Nous voyons donc ici ce qui motive un tel don, nous voyons ses effets. Je ne sais vraiment pas pourquoi nous douterions de l’existence de celui dont nous sont si manifestement indiquées l’origine, la nature et la puissance !
Servons-nous donc de ces grâces si largement distribuées, et demandons à bénéficier au maximum de ce don si nécessaire. L’Apôtre, en effet, nous le certifie, comme nous l’avons déjà indiqué plus haut : « Pour nous, nous n’avons pas reçu l’esprit du monde, mais l’Esprit qui vient de Dieu, afin de connaître les dons que Dieu nous a faits » (1 Corinthiens 2.12).
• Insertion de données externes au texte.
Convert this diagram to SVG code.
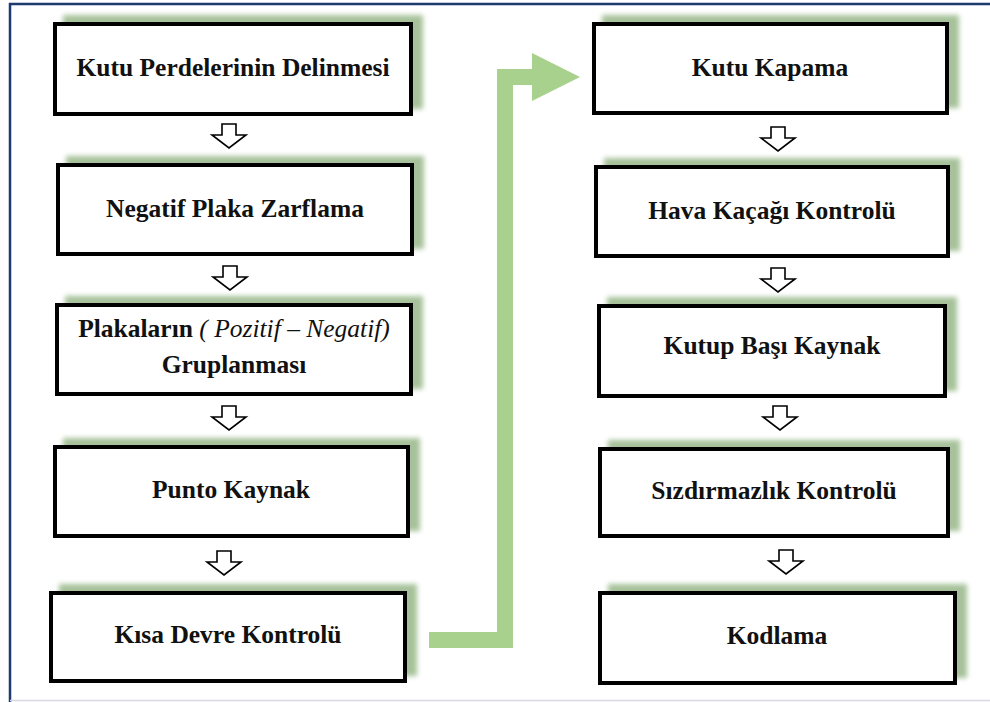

Ainsi, le don reçu doit avoir pour fruit la connaissance. En effet, de par la nature du corps humain, chacun de nos sens s’émousserait s’il ne jouissait plus ces conditions nécessaires à l’exercice de ses facultés. L’œil ne pourrait remplir son office sans la lumière et le jour ; l’oreille ignorerait son but, si elle ne percevait plus ni voix, ni son ; l’odorat ne saurait plus à quoi il sert, si l’odeur ne parvenait plus aux narines. Ce n’est pas du fait de leur nature que tous ces sens seraient alors déficients, mais parce qu’ils n’auraient plus de quoi s’exercer. Il en est ainsi pour notre âme : elle ne pourra puiser à ce don de l’Esprit que par la foi ; par sa nature, elle a bien la faculté de connaître Dieu, mais il lui manque cette lumière qui lui permettrait de le saisir.
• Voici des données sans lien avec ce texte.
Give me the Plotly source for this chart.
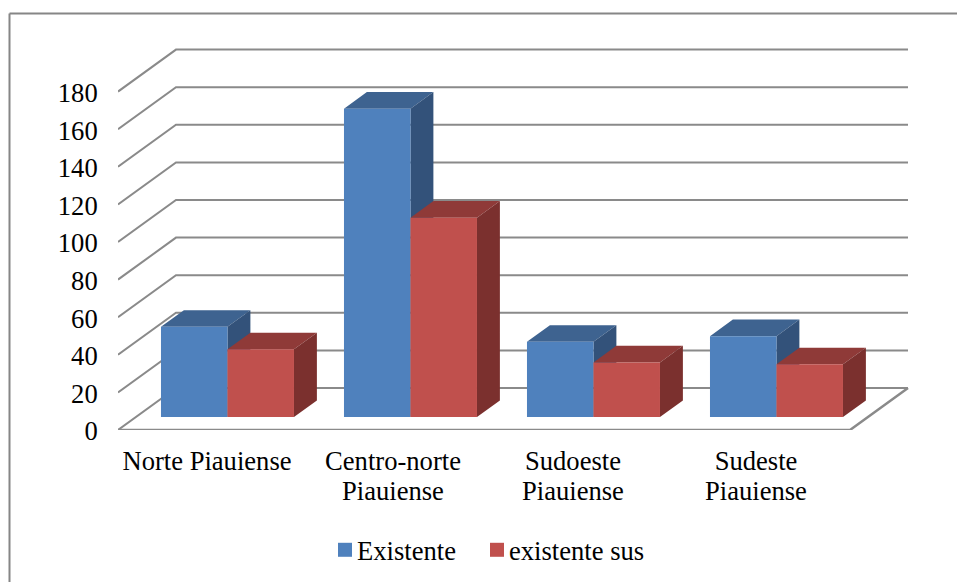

Or ce Don unique qui est dans le Christ, est offert en plénitude à tous. Il y est tout entier à notre disposition, mais il est donné dans la mesure où chacun veut l’accueillir ; il demeure en nous dans la mesure où chacun veut le mériter. Restant avec nous jusqu’à la consommation des temps, il est la consolation de notre attente. Par l’action de ses dons, c’est lui le gage de notre future espérance, c’est lui la lumière des esprits, c’est lui la splendeur des âmes. Aussi nous faut-il demander cet Esprit-Saint, le mériter, et ensuite le conserver par la foi et la docilité aux préceptes divins.